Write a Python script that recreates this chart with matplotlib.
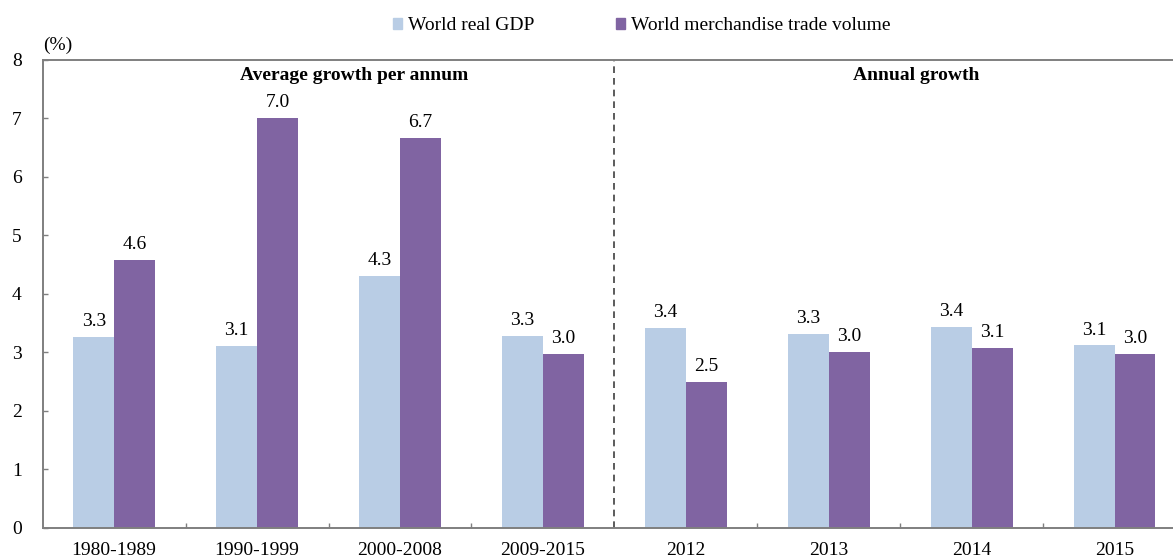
import matplotlib
matplotlib.use('Agg')

import matplotlib.pyplot as plt
from matplotlib.patches import Patch

plt.rcParams['font.family'] = ['Liberation Serif', 'DejaVu Serif']
plt.rcParams['font.size'] = 14

periods = ['1980-1989', '1990-1999', '2000-2008', '2009-2015', '2012', '2013', '2014', '2015']
gdp = [3.26, 3.11, 4.31, 3.28, 3.42, 3.31, 3.43, 3.12]
trade = [4.58, 7.01, 6.66, 2.97, 2.50, 3.01, 3.07, 2.97]
sections = ['Average growth per annum', 'Annual growth']

gdp_color = '#B9CDE5'
trade_color = '#8064A2'
axis_color = '#7F7F7F'

fig = plt.figure(figsize=(11.73, 5.58), dpi=100)
ax = fig.add_axes([0.0364, 0.0538, 0.9636, 0.8387])

x = list(range(len(periods)))
w = 0.286

b1 = ax.bar([i - w / 2 for i in x], gdp, w, color=gdp_color, zorder=2)
b2 = ax.bar([i + w / 2 for i in x], trade, w, color=trade_color, zorder=2)

# value labels on top of each bar
for bars, vals in ((b1, gdp), (b2, trade)):
    for rect, v in zip(bars, vals):
        ax.annotate('%.1f' % v, (rect.get_x() + rect.get_width() / 2, v),
                    xytext=(0, 5), textcoords='offset points',
                    ha='center', va='bottom', fontsize=14)

ax.set_ylim(0, 8)
ax.set_xlim(-0.5, 7.409)

# separator between averages and single years
ax.axvline(3.5, color='#404040', lw=1.2, linestyle=(0, (4, 3)), zorder=1)

ax.text(1.68, 7.74, sections[0], ha='center', va='center', fontweight='bold')
ax.text(5.61, 7.74, sections[1], ha='center', va='center', fontweight='bold')

ax.set_yticks(range(0, 9))
ax.tick_params(axis='y', direction='in', length=3.6, width=1, color=axis_color, pad=15)

# group boundaries as major ticks, category names as minor ticks
ax.set_xticks([0.5, 1.5, 2.5, 4.5, 5.5, 6.5])
ax.set_xticklabels([])
ax.set_xticks(x, minor=True)
ax.set_xticklabels(periods, minor=True)
ax.tick_params(axis='x', which='major', direction='in', length=3.6, width=1, color=axis_color)
ax.tick_params(axis='x', which='minor', length=0, pad=10)

for side in ('left', 'bottom', 'top'):
    ax.spines[side].set_color(axis_color)
    ax.spines[side].set_linewidth(1.4)
ax.spines['right'].set_visible(False)

fig.text(43 / 1173, 1 - 45 / 558, '(%)', ha='left', va='center', fontsize=14)

handles = [Patch(color=gdp_color), Patch(color=trade_color)]
fig.legend(handles, ['World real GDP', 'World merchandise trade volume'],
           loc='center', bbox_to_anchor=(641.5 / 1173, 1 - 26 / 558), ncol=2,
           frameon=False, handlelength=0.47, handleheight=0.47,
           handletextpad=0.3, columnspacing=4.2, borderpad=0, fontsize=14)

plt.savefig('out.png', dpi=100)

# [GIVEN EXERCISE]
Write the lines above out again exactly, without any of their pictures.

# [WRITTEN SOLUTION]
Write a Python script that recreates this chart with matplotlib.
import matplotlib
matplotlib.use('Agg')

import matplotlib.pyplot as plt
from matplotlib.patches import Patch

plt.rcParams['font.family'] = ['Liberation Serif', 'DejaVu Serif']
plt.rcParams['font.size'] = 14

periods = ['1980-1989', '1990-1999', '2000-2008', '2009-2015', '2012', '2013', '2014', '2015']
gdp = [3.26, 3.11, 4.31, 3.28, 3.42, 3.31, 3.43, 3.12]
trade = [4.58, 7.01, 6.66, 2.97, 2.50, 3.01, 3.07, 2.97]
sections = ['Average growth per annum', 'Annual growth']

gdp_color = '#B9CDE5'
trade_color = '#8064A2'
axis_color = '#7F7F7F'

fig = plt.figure(figsize=(11.73, 5.58), dpi=100)
ax = fig.add_axes([0.0364, 0.0538, 0.9636, 0.8387])

x = list(range(len(periods)))
w = 0.286

b1 = ax.bar([i - w / 2 for i in x], gdp, w, color=gdp_color, zorder=2)
b2 = ax.bar([i + w / 2 for i in x], trade, w, color=trade_color, zorder=2)

# value labels on top of each bar
for bars, vals in ((b1, gdp), (b2, trade)):
    for rect, v in zip(bars, vals):
        ax.annotate('%.1f' % v, (rect.get_x() + rect.get_width() / 2, v),
                    xytext=(0, 5), textcoords='offset points',
                    ha='center', va='bottom', fontsize=14)

ax.set_ylim(0, 8)
ax.set_xlim(-0.5, 7.409)

# separator between averages and single years
ax.axvline(3.5, color='#404040', lw=1.2, linestyle=(0, (4, 3)), zorder=1)

ax.text(1.68, 7.74, sections[0], ha='center', va='center', fontweight='bold')
ax.text(5.61, 7.74, sections[1], ha='center', va='center', fontweight='bold')

ax.set_yticks(range(0, 9))
ax.tick_params(axis='y', direction='in', length=3.6, width=1, color=axis_color, pad=15)

# group boundaries as major ticks, category names as minor ticks
ax.set_xticks([0.5, 1.5, 2.5, 4.5, 5.5, 6.5])
ax.set_xticklabels([])
ax.set_xticks(x, minor=True)
ax.set_xticklabels(periods, minor=True)
ax.tick_params(axis='x', which='major', direction='in', length=3.6, width=1, color=axis_color)
ax.tick_params(axis='x', which='minor', length=0, pad=10)

for side in ('left', 'bottom', 'top'):
    ax.spines[side].set_color(axis_color)
    ax.spines[side].set_linewidth(1.4)
ax.spines['right'].set_visible(False)

fig.text(43 / 1173, 1 - 45 / 558, '(%)', ha='left', va='center', fontsize=14)

handles = [Patch(color=gdp_color), Patch(color=trade_color)]
fig.legend(handles, ['World real GDP', 'World merchandise trade volume'],
           loc='center', bbox_to_anchor=(641.5 / 1173, 1 - 26 / 558), ncol=2,
           frameon=False, handlelength=0.47, handleheight=0.47,
           handletextpad=0.3, columnspacing=4.2, borderpad=0, fontsize=14)

plt.savefig('out.png', dpi=100)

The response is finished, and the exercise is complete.